Exercise aim
Output the material below in its entirety, exactly as given.

Collected data
####

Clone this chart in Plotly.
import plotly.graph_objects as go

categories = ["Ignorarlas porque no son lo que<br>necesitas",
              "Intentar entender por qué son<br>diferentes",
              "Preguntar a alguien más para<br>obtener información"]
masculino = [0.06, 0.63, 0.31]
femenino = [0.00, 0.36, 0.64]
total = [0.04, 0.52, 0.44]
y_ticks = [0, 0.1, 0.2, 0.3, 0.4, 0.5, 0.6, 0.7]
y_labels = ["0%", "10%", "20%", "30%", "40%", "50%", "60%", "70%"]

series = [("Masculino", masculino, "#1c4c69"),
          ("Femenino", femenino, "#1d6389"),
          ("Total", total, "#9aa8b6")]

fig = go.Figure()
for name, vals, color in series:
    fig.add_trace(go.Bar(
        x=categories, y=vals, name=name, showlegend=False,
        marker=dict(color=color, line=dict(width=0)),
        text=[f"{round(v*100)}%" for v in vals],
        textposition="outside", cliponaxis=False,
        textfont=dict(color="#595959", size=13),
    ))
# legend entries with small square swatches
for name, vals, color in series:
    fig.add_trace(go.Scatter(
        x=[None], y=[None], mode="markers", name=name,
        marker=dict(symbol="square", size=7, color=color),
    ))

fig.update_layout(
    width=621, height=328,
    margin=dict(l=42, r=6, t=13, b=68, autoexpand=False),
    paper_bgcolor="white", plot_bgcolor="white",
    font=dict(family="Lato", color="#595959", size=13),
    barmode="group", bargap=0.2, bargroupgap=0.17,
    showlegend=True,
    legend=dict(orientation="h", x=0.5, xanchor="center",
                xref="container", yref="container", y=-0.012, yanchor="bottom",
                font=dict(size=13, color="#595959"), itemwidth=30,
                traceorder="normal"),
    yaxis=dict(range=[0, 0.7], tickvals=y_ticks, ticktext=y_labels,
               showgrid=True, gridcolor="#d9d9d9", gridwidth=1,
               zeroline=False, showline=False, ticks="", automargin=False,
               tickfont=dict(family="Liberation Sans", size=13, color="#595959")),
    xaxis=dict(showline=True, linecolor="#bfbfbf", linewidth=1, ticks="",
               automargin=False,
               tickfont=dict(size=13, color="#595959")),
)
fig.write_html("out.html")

####

Final result
Clone this chart in Plotly.
import plotly.graph_objects as go

categories = ["Ignorarlas porque no son lo que<br>necesitas",
              "Intentar entender por qué son<br>diferentes",
              "Preguntar a alguien más para<br>obtener información"]
masculino = [0.06, 0.63, 0.31]
femenino = [0.00, 0.36, 0.64]
total = [0.04, 0.52, 0.44]
y_ticks = [0, 0.1, 0.2, 0.3, 0.4, 0.5, 0.6, 0.7]
y_labels = ["0%", "10%", "20%", "30%", "40%", "50%", "60%", "70%"]

series = [("Masculino", masculino, "#1c4c69"),
          ("Femenino", femenino, "#1d6389"),
          ("Total", total, "#9aa8b6")]

fig = go.Figure()
for name, vals, color in series:
    fig.add_trace(go.Bar(
        x=categories, y=vals, name=name, showlegend=False,
        marker=dict(color=color, line=dict(width=0)),
        text=[f"{round(v*100)}%" for v in vals],
        textposition="outside", cliponaxis=False,
        textfont=dict(color="#595959", size=13),
    ))
# legend entries with small square swatches
for name, vals, color in series:
    fig.add_trace(go.Scatter(
        x=[None], y=[None], mode="markers", name=name,
        marker=dict(symbol="square", size=7, color=color),
    ))

fig.update_layout(
    width=621, height=328,
    margin=dict(l=42, r=6, t=13, b=68, autoexpand=False),
    paper_bgcolor="white", plot_bgcolor="white",
    font=dict(family="Lato", color="#595959", size=13),
    barmode="group", bargap=0.2, bargroupgap=0.17,
    showlegend=True,
    legend=dict(orientation="h", x=0.5, xanchor="center",
                xref="container", yref="container", y=-0.012, yanchor="bottom",
                font=dict(size=13, color="#595959"), itemwidth=30,
                traceorder="normal"),
    yaxis=dict(range=[0, 0.7], tickvals=y_ticks, ticktext=y_labels,
               showgrid=True, gridcolor="#d9d9d9", gridwidth=1,
               zeroline=False, showline=False, ticks="", automargin=False,
               tickfont=dict(family="Liberation Sans", size=13, color="#595959")),
    xaxis=dict(showline=True, linecolor="#bfbfbf", linewidth=1, ticks="",
               automargin=False,
               tickfont=dict(size=13, color="#595959")),
)
fig.write_html("out.html")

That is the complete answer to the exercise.